Green Health Docs gives area residents hope of medical marijuana prescriptions

Paige Crocker, left, of Overland, works on entering patient information data as Patrick Wilson watches at Green Health Docs in Creve Coeur in June. Green Health Docs is one of a handful of companies in Missouri set up specifically to certify Missourians for marijuana use by confirming they have a qualifying condition. 

Post-Dispatch photo

With medical marijuana about to be legalized, Missouri doctors are issuing certifications that will allow patients to fill their prescriptions starting next year. We still think Missouri voters made the right decision to legalize medical marijuana, but it’s also important that the letter of the law still applies.

The temptation will be high (no pun intended) for people to obtain prescriptions even if they have no valid medical reason to use marijuana. Prescription abuse, whether it involves drugs as seriously addictive as opioids or as seemingly benign as marijuana, is abuse nonetheless. Once a patient or doctor starts down that slippery slope, it opens the door to corrupt practices. Already, more than 10,000 Missourians have been certified to use medical marijuana, the Post-Dispatch’s Jack Suntrup reports.

To some, this might seem like splitting hairs considering that prescription-free recreational marijuana soon will be available for legal purchase throughout Illinois. Missourians who want to take advantage of that opportunity have every right to cross the river and purchase to the legal limit — provided they don’t bring it back to this state.

Within this state’s borders, Missouri’s laws must be respected. Otherwise, why have them? Lax enforcement of drug laws opens the door to black markets, bribery and organized crime.

More important is the need to keep an eye on the doctors managing the prescription process. Without a statewide monitoring system, some Missouri doctors went wild with prescriptions for highly addictive opioids. Other states imposed monitoring systems to help crack down on doctor-shopping — the tactic used by addicts to get their prescriptions filled elsewhere when their normal doctors refuse. For some doctors, writing opioid prescriptions became an easy way to rake in profits, yet Missouri lawmakers repeatedly rejected legislation mandating a prescription drug monitoring program.

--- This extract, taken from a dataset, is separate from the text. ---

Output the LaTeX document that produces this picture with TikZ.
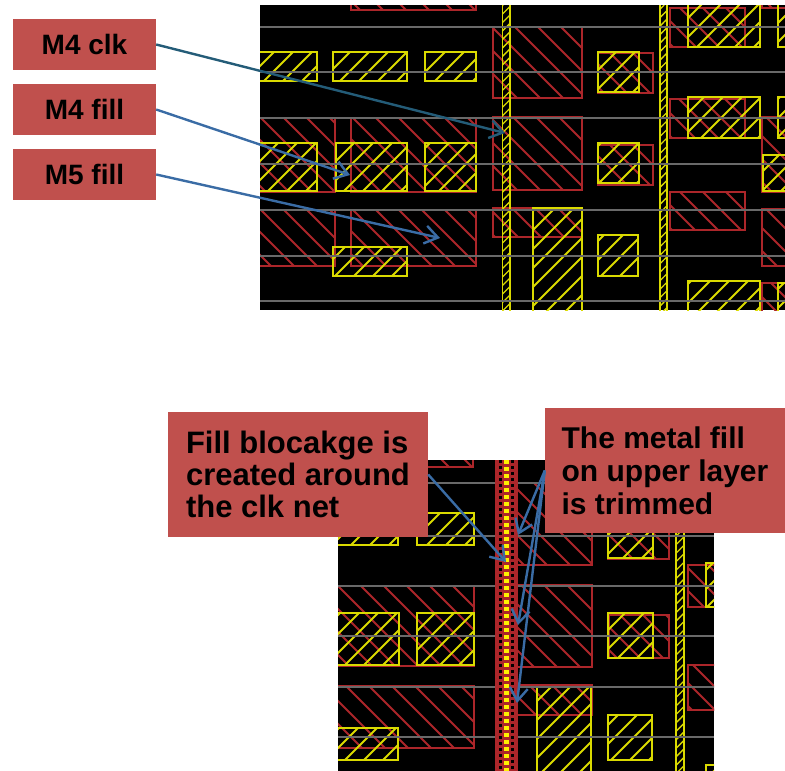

The threshold for prescription abuse is far lower for marijuana because it’s already been legalized for recreational use in 11 states, while others have reduced possession penalties to the equivalent of a parking ticket. In Florida, where prescriptions are monitored, 7% of doctors were responsible for 56% of all medical marijuana certifications issued over a six-month period, an analysis by the News Service of Florida found.

Before recreational marijuana use was legalized in California last year, the process for obtaining a medical-use certification was the stuff of jokes. Doctors were rated online according to the ease with which they would help concoct a medical need and write prescriptions after a quick and cursory patient visit.

Jack Cardetti, who led the campaign for legalization of medical marijuana in Missouri, suggests it’s unlikely doctors here would abuse their privileges. Considering the vigor with which he pushed for legalization, perhaps he can now lead the charge for prescription monitoring to help ensure the abuses seen in other states don’t materialize here as well.